En 1526 le traité de Madrid abolit la vassalité de la Flandre vis-à-vis de la France, qui abandonne également Tournai, conquise en 1520. Le dernier lien, vassalique, du comté à la France est brisé mais comme le traité n'est pas ratifié par la France, il faut attendre 1529 (traité de Cambrai) pour que cela devienne officiel. Le comté est intégré aux Dix-Sept Provinces du Cercle de Bourgogne par Charles Quint en 1548. Le comté est ainsi formellement rattaché au Saint-Empire (en 1529 officiellement, donc), mais, comme les autres provinces, avec une vassalité réduite à l'extrême. La Pragmatique Sanction de 1549 règle et simplifie la procédure de succession dans les provinces.

 

La Flandre reste dévastée par les campagnes de l'armée française (1642-1658, 1661-1668, 1673-1678, 1689-1697, 1700-1705).

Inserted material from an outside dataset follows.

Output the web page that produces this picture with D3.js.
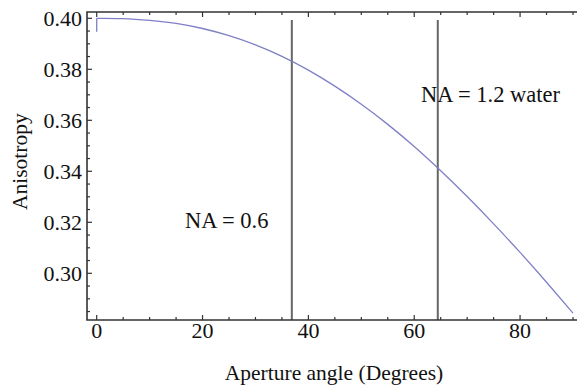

Les Pays-Bas méridionaux deviennent après le traité des Pyrénées en 1659 un État tampon entre les ambitions françaises et les Provinces Unies, qui ont oublié toute idée de réunification. La Flandre subit les guerres quasi incessantes entre les puissances européennes. Louis XIV s'empare graduellement du sud du comté (Tournai, Douai, Armentières, Lille, Bergues, Furnes en 1668 à la Paix d'Aix-la-Chapelle, Courtrai, Audenarde entre 1668 et 1678, Cassel, Ypres en 1678 au traité de Nimègue), avant de refluer partiellement (fr.wikipedia.org - Comté de Flandre).

 

En ce qui concerne 1988-1989 :

 

Dans les années 1960 et 1970, François Mitterrand a forgé sa conception du rôle de la France dans la construction de l'Europe, à mi-chemin entre le rêve romantique du fédéraliste Jean Monnet et le nationalisme ombrageux de l'homme du du 18-Juin, entre les États-Unis du premier et l'Europe des États unis du second (L'Histoire, Numéros 250 à 255, 2001 - books.google.fr).

 

A la fin de son premier septennat, Mitterrand annonce qu'il se représente aux élections présidentielles de 1988... et commande un buste en bronze au sculpteur Daniel Druet qui e également réalisé ceux du président Sedate, du roi Hassan II et du pape Jean Paul II. […]

 

Pour hâter la réalisation de son rêve européen, il s'est constamment employé à consolider l'axe franco-allemand qu'il a très vite identifié comme l'élément moteur de la construction européenne - et cela quoiqu'il lui en coûtât, au moins initialement, de faire alliance avec quelqu'un d'aussi conservateur que le chancelier Helmut Kohl. La réunification allemande a sensiblement modifié le climat des relations entre les deux hommes Tout se passe comme si le président français avait pris conscience que l'Allemagne était désormais trop accaparée par ses problèmes internes pour que l'on puisse vraiment compter sur elle pour faire avancer la cause européenne. De plus, il est à craindre qu'elle ne soit tentée d'exercer une influence politique internationale à la mesure de son poids économique, une fois qu'elle aura digéré l'ancienne Allemagne de l'Est. D'où, sans doute, la volonté solennellement réaffirmée de maintenir le «rang» de la France, de s'accrocher à sa position de membre permanent du Conseil de sécurité de l'ONU, de participer à la gestion des affaires du monde aux côtés de la nation la plus puissante (Jeune Afrique plus: Le temps de l'Afrique, Numéros 12 à 13, 1991 - books.google.fr).